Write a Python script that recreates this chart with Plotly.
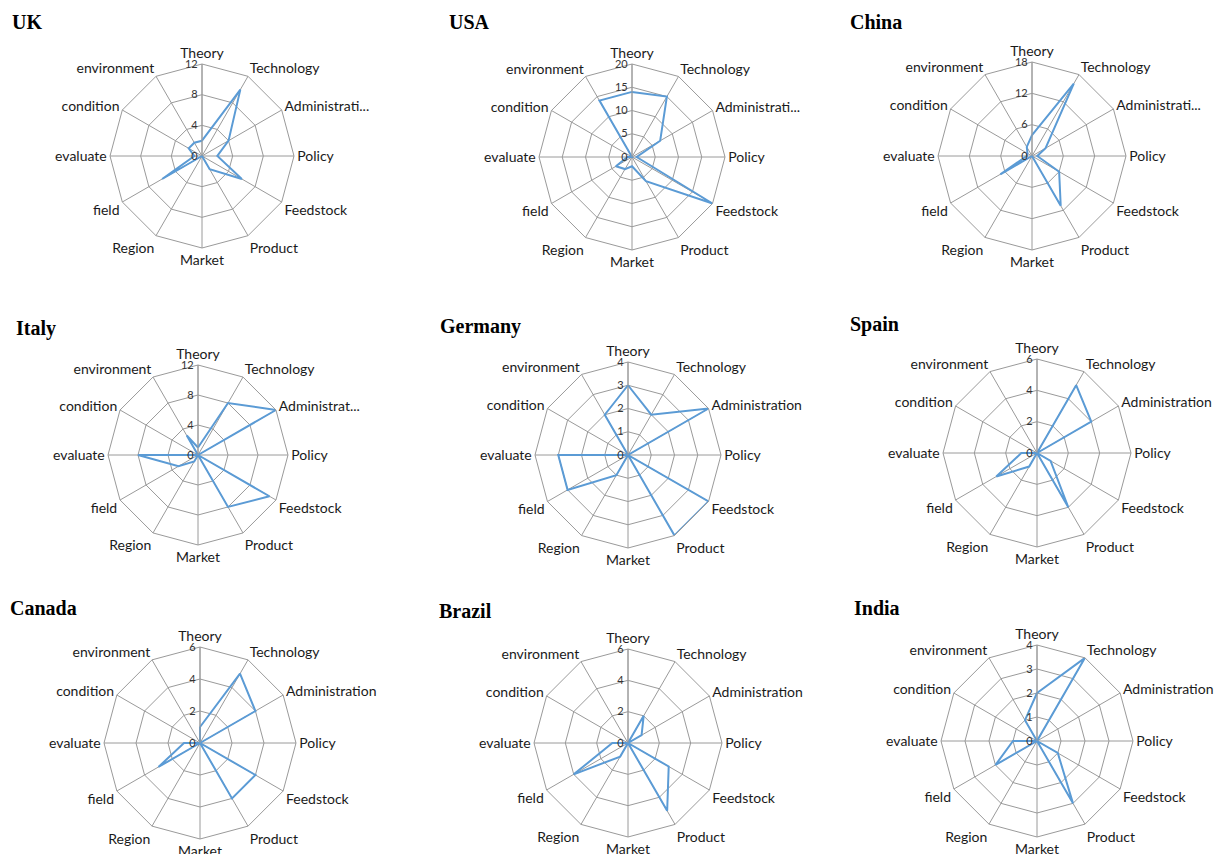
import plotly.graph_objects as go

# Research-theme counts per country, clockwise from the top spoke
CATEGORIES = ["Theory", "Technology", "Administration", "Policy", "Feedstock",
              "Product", "Market", "Region", "field", "evaluate", "condition",
              "environment"]

COUNTRIES = ["UK", "USA", "China", "Italy", "Germany", "Spain",
             "Canada", "Brazil", "India"]

UK = [2, 10, 4, 2, 6, 2, 0, 0, 6, 1, 2, 2]
USA = [14, 15, 7, 1, 20, 6, 2, 3, 4, 1, 0, 14]
CHINA = [4, 16, 3, 1, 6, 11, 0, 0, 7, 1, 1, 2]
ITALY = [1, 8, 12, 0, 11, 8, 0, 1, 3, 8, 0, 3]
GERMANY = [3, 2, 4, 0, 4, 4, 0, 1, 3, 3, 0, 2]
SPAIN = [0, 5, 4, 0, 1, 4, 0, 1, 3, 1, 0, 0]
CANADA = [1, 5, 4, 0, 4, 4, 0, 0, 3, 1, 0, 0]
BRAZIL = [0, 2, 1, 0, 3, 5, 0, 1, 4, 1, 0, 0]
INDIA = [2, 4, 0, 0, 1, 3, 0, 0, 2, 1, 0, 1]

SERIES = [UK, USA, CHINA, ITALY, GERMANY, SPAIN, CANADA, BRAZIL, INDIA]

# Radial axis maximum and grid step for each panel
AXIS_MAX = [12, 20, 18, 12, 4, 6, 6, 6, 4]
AXIS_STEP = [4, 5, 6, 4, 1, 2, 2, 2, 1]

# How the third category is shortened on each panel
ADMIN_LABEL = ["Administrati...", "Administrati...", "Administrati...",
               "Administrat...", "Administration", "Administration",
               "Administration", "Administration", "Administration"]

W, H = 1219, 854
# Panel centres and radii in pixels
CENTERS = [(202, 156), (632, 157), (1032, 156),
           (198, 455), (628, 455), (1037, 453),
           (200, 743), (628, 743), (1037, 741)]
RADII = [92, 93, 94, 90, 93, 94, 96, 94, 96]
TITLE_POS = [(10, 22), (447, 22), (848, 22),
             (14, 328), (438, 326), (848, 324),
             (8, 608), (437, 611), (852, 608)]

GRID = "#9a9a9a"
LINE = "#5B9BD5"
LABEL_FONT = dict(family="Lato, Open Sans, sans-serif", size=14, color="#1a1a1a")

fig = go.Figure()
layout = dict(width=W, height=H, margin=dict(l=0, r=0, t=0, b=0),
              paper_bgcolor="white", plot_bgcolor="white", showlegend=False)
annotations = []

for i, name in enumerate(COUNTRIES):
    key = "polar" if i == 0 else f"polar{i + 1}"
    vals = SERIES[i]
    theta = CATEGORIES + [CATEGORIES[0]]
    r = vals + [vals[0]]
    fig.add_trace(go.Scatterpolar(
        r=r, theta=theta, mode="lines",
        line=dict(color=LINE, width=2),
        subplot=key, hoverinfo="r+theta"))

    cx, cy = CENTERS[i]
    R = RADII[i]
    labels = list(CATEGORIES)
    labels[2] = ADMIN_LABEL[i]
    layout[key] = dict(
        domain=dict(x=[(cx - R) / W, (cx + R) / W],
                    y=[1 - (cy + R) / H, 1 - (cy - R) / H]),
        bgcolor="white",
        gridshape="linear",
        radialaxis=dict(
            range=[0, AXIS_MAX[i]], dtick=AXIS_STEP[i], tick0=0,
            angle=90, side="counterclockwise", tickangle=90,
            showline=True, linecolor=GRID, linewidth=1,
            gridcolor=GRID, gridwidth=1, ticks="",
            tickfont=dict(family="Lato, Open Sans, sans-serif", size=11,
                          color="#333")),
        angularaxis=dict(
            categoryorder="array", categoryarray=CATEGORIES,
            tickmode="array", tickvals=CATEGORIES, ticktext=labels,
            rotation=90, direction="clockwise",
            showline=True, linecolor=GRID, linewidth=1,
            gridcolor=GRID, gridwidth=1, ticks="",
            tickfont=LABEL_FONT),
    )

    tx, ty = TITLE_POS[i]
    annotations.append(dict(
        text=f"<b>{name}</b>", x=tx / W, y=1 - ty / H,
        xref="paper", yref="paper", xanchor="left", yanchor="middle",
        showarrow=False,
        font=dict(family="Liberation Serif, Times New Roman, serif",
                  size=20, color="black")))

layout["annotations"] = annotations
fig.update_layout(**layout)
fig.write_html("out.html")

------------------------------------------------

Output all of the data exactly as it stands, minus any images.

Write a Python script that recreates this chart with Plotly.
import plotly.graph_objects as go

# Research-theme counts per country, clockwise from the top spoke
CATEGORIES = ["Theory", "Technology", "Administration", "Policy", "Feedstock",
              "Product", "Market", "Region", "field", "evaluate", "condition",
              "environment"]

COUNTRIES = ["UK", "USA", "China", "Italy", "Germany", "Spain",
             "Canada", "Brazil", "India"]

UK = [2, 10, 4, 2, 6, 2, 0, 0, 6, 1, 2, 2]
USA = [14, 15, 7, 1, 20, 6, 2, 3, 4, 1, 0, 14]
CHINA = [4, 16, 3, 1, 6, 11, 0, 0, 7, 1, 1, 2]
ITALY = [1, 8, 12, 0, 11, 8, 0, 1, 3, 8, 0, 3]
GERMANY = [3, 2, 4, 0, 4, 4, 0, 1, 3, 3, 0, 2]
SPAIN = [0, 5, 4, 0, 1, 4, 0, 1, 3, 1, 0, 0]
CANADA = [1, 5, 4, 0, 4, 4, 0, 0, 3, 1, 0, 0]
BRAZIL = [0, 2, 1, 0, 3, 5, 0, 1, 4, 1, 0, 0]
INDIA = [2, 4, 0, 0, 1, 3, 0, 0, 2, 1, 0, 1]

SERIES = [UK, USA, CHINA, ITALY, GERMANY, SPAIN, CANADA, BRAZIL, INDIA]

# Radial axis maximum and grid step for each panel
AXIS_MAX = [12, 20, 18, 12, 4, 6, 6, 6, 4]
AXIS_STEP = [4, 5, 6, 4, 1, 2, 2, 2, 1]

# How the third category is shortened on each panel
ADMIN_LABEL = ["Administrati...", "Administrati...", "Administrati...",
               "Administrat...", "Administration", "Administration",
               "Administration", "Administration", "Administration"]

W, H = 1219, 854
# Panel centres and radii in pixels
CENTERS = [(202, 156), (632, 157), (1032, 156),
           (198, 455), (628, 455), (1037, 453),
           (200, 743), (628, 743), (1037, 741)]
RADII = [92, 93, 94, 90, 93, 94, 96, 94, 96]
TITLE_POS = [(10, 22), (447, 22), (848, 22),
             (14, 328), (438, 326), (848, 324),
             (8, 608), (437, 611), (852, 608)]

GRID = "#9a9a9a"
LINE = "#5B9BD5"
LABEL_FONT = dict(family="Lato, Open Sans, sans-serif", size=14, color="#1a1a1a")

fig = go.Figure()
layout = dict(width=W, height=H, margin=dict(l=0, r=0, t=0, b=0),
              paper_bgcolor="white", plot_bgcolor="white", showlegend=False)
annotations = []

for i, name in enumerate(COUNTRIES):
    key = "polar" if i == 0 else f"polar{i + 1}"
    vals = SERIES[i]
    theta = CATEGORIES + [CATEGORIES[0]]
    r = vals + [vals[0]]
    fig.add_trace(go.Scatterpolar(
        r=r, theta=theta, mode="lines",
        line=dict(color=LINE, width=2),
        subplot=key, hoverinfo="r+theta"))

    cx, cy = CENTERS[i]
    R = RADII[i]
    labels = list(CATEGORIES)
    labels[2] = ADMIN_LABEL[i]
    layout[key] = dict(
        domain=dict(x=[(cx - R) / W, (cx + R) / W],
                    y=[1 - (cy + R) / H, 1 - (cy - R) / H]),
        bgcolor="white",
        gridshape="linear",
        radialaxis=dict(
            range=[0, AXIS_MAX[i]], dtick=AXIS_STEP[i], tick0=0,
            angle=90, side="counterclockwise", tickangle=90,
            showline=True, linecolor=GRID, linewidth=1,
            gridcolor=GRID, gridwidth=1, ticks="",
            tickfont=dict(family="Lato, Open Sans, sans-serif", size=11,
                          color="#333")),
        angularaxis=dict(
            categoryorder="array", categoryarray=CATEGORIES,
            tickmode="array", tickvals=CATEGORIES, ticktext=labels,
            rotation=90, direction="clockwise",
            showline=True, linecolor=GRID, linewidth=1,
            gridcolor=GRID, gridwidth=1, ticks="",
            tickfont=LABEL_FONT),
    )

    tx, ty = TITLE_POS[i]
    annotations.append(dict(
        text=f"<b>{name}</b>", x=tx / W, y=1 - ty / H,
        xref="paper", yref="paper", xanchor="left", yanchor="middle",
        showarrow=False,
        font=dict(family="Liberation Serif, Times New Roman, serif",
                  size=20, color="black")))

layout["annotations"] = annotations
fig.update_layout(**layout)
fig.write_html("out.html")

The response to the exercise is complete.